## TASK BRIEF
Reproduce the material word for word; the images stay out.

+++ MATERIAL PROVIDED +++

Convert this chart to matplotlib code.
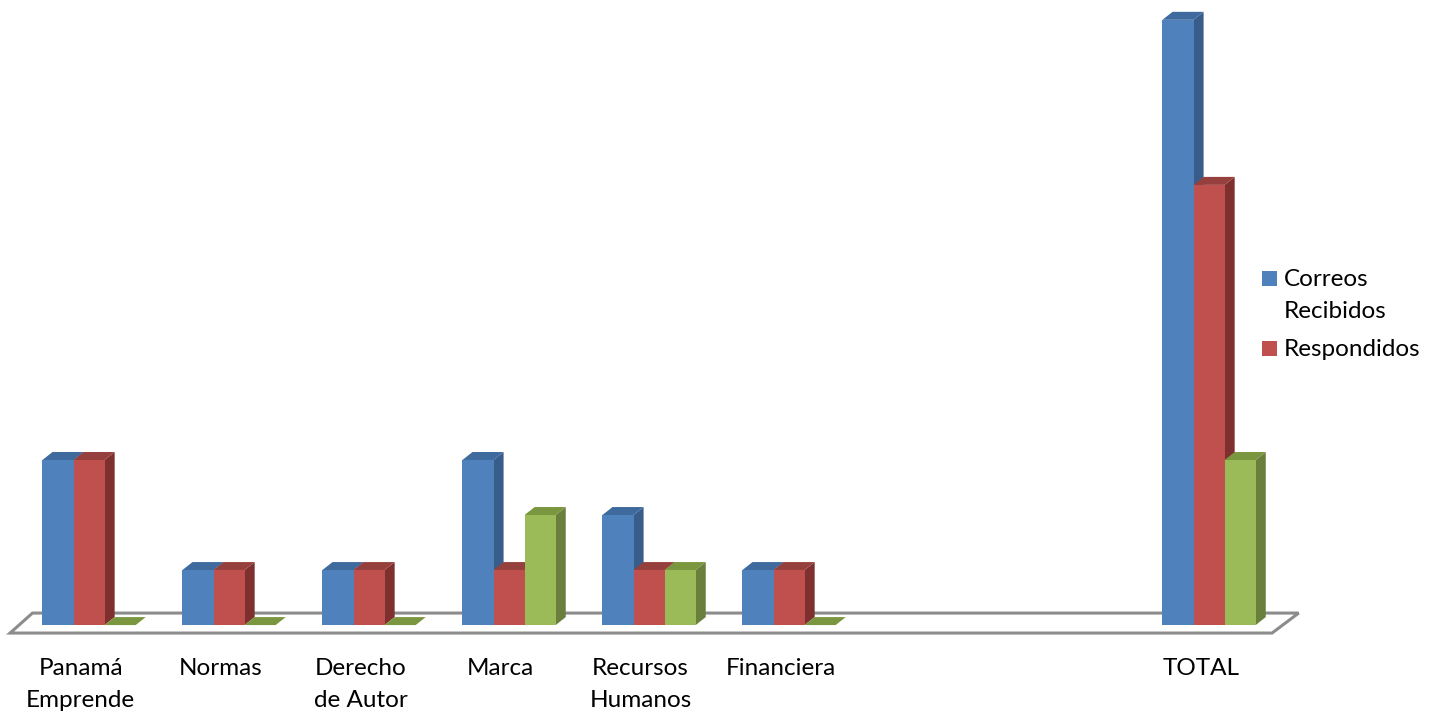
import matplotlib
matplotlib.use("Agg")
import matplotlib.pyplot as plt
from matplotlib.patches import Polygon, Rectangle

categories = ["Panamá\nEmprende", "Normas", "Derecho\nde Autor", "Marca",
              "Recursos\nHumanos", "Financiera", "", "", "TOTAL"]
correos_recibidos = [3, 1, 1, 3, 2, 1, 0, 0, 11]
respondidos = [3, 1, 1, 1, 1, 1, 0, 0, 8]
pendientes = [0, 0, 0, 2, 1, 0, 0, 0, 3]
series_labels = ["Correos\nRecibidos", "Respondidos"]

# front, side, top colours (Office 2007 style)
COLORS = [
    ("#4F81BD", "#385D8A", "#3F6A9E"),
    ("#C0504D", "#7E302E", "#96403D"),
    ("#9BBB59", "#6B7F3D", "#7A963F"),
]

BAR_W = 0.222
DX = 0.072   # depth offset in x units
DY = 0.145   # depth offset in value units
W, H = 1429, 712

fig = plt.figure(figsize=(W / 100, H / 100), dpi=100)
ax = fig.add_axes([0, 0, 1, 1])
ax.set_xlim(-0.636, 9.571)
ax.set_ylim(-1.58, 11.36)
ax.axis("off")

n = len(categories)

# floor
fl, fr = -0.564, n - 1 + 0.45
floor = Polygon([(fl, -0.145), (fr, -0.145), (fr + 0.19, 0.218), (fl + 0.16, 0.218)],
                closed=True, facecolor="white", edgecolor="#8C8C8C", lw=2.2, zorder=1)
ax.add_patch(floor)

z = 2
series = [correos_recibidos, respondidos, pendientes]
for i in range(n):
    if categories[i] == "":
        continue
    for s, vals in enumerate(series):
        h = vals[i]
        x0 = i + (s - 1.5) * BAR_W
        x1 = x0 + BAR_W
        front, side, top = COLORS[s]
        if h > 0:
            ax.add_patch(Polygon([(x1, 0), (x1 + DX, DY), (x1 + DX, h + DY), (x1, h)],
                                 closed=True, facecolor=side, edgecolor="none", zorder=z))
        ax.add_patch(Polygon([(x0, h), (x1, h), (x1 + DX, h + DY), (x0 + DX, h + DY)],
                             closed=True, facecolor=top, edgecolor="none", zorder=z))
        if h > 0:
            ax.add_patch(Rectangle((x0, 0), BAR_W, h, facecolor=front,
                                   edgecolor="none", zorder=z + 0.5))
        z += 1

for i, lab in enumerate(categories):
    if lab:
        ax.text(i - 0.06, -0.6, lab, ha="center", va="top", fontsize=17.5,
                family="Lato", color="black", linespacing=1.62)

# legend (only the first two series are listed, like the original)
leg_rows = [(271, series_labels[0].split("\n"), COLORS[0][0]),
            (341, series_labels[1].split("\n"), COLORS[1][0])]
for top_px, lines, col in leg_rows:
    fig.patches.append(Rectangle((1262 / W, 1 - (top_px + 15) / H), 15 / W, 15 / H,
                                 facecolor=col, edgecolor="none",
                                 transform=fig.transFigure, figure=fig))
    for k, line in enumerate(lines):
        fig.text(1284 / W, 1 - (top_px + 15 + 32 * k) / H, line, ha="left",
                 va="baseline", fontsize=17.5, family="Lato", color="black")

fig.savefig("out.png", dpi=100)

+++

## RESULT BELOW
Convert this chart to matplotlib code.
import matplotlib
matplotlib.use("Agg")
import matplotlib.pyplot as plt
from matplotlib.patches import Polygon, Rectangle

categories = ["Panamá\nEmprende", "Normas", "Derecho\nde Autor", "Marca",
              "Recursos\nHumanos", "Financiera", "", "", "TOTAL"]
correos_recibidos = [3, 1, 1, 3, 2, 1, 0, 0, 11]
respondidos = [3, 1, 1, 1, 1, 1, 0, 0, 8]
pendientes = [0, 0, 0, 2, 1, 0, 0, 0, 3]
series_labels = ["Correos\nRecibidos", "Respondidos"]

# front, side, top colours (Office 2007 style)
COLORS = [
    ("#4F81BD", "#385D8A", "#3F6A9E"),
    ("#C0504D", "#7E302E", "#96403D"),
    ("#9BBB59", "#6B7F3D", "#7A963F"),
]

BAR_W = 0.222
DX = 0.072   # depth offset in x units
DY = 0.145   # depth offset in value units
W, H = 1429, 712

fig = plt.figure(figsize=(W / 100, H / 100), dpi=100)
ax = fig.add_axes([0, 0, 1, 1])
ax.set_xlim(-0.636, 9.571)
ax.set_ylim(-1.58, 11.36)
ax.axis("off")

n = len(categories)

# floor
fl, fr = -0.564, n - 1 + 0.45
floor = Polygon([(fl, -0.145), (fr, -0.145), (fr + 0.19, 0.218), (fl + 0.16, 0.218)],
                closed=True, facecolor="white", edgecolor="#8C8C8C", lw=2.2, zorder=1)
ax.add_patch(floor)

z = 2
series = [correos_recibidos, respondidos, pendientes]
for i in range(n):
    if categories[i] == "":
        continue
    for s, vals in enumerate(series):
        h = vals[i]
        x0 = i + (s - 1.5) * BAR_W
        x1 = x0 + BAR_W
        front, side, top = COLORS[s]
        if h > 0:
            ax.add_patch(Polygon([(x1, 0), (x1 + DX, DY), (x1 + DX, h + DY), (x1, h)],
                                 closed=True, facecolor=side, edgecolor="none", zorder=z))
        ax.add_patch(Polygon([(x0, h), (x1, h), (x1 + DX, h + DY), (x0 + DX, h + DY)],
                             closed=True, facecolor=top, edgecolor="none", zorder=z))
        if h > 0:
            ax.add_patch(Rectangle((x0, 0), BAR_W, h, facecolor=front,
                                   edgecolor="none", zorder=z + 0.5))
        z += 1

for i, lab in enumerate(categories):
    if lab:
        ax.text(i - 0.06, -0.6, lab, ha="center", va="top", fontsize=17.5,
                family="Lato", color="black", linespacing=1.62)

# legend (only the first two series are listed, like the original)
leg_rows = [(271, series_labels[0].split("\n"), COLORS[0][0]),
            (341, series_labels[1].split("\n"), COLORS[1][0])]
for top_px, lines, col in leg_rows:
    fig.patches.append(Rectangle((1262 / W, 1 - (top_px + 15) / H), 15 / W, 15 / H,
                                 facecolor=col, edgecolor="none",
                                 transform=fig.transFigure, figure=fig))
    for k, line in enumerate(lines):
        fig.text(1284 / W, 1 - (top_px + 15 + 32 * k) / H, line, ha="left",
                 va="baseline", fontsize=17.5, family="Lato", color="black")

fig.savefig("out.png", dpi=100)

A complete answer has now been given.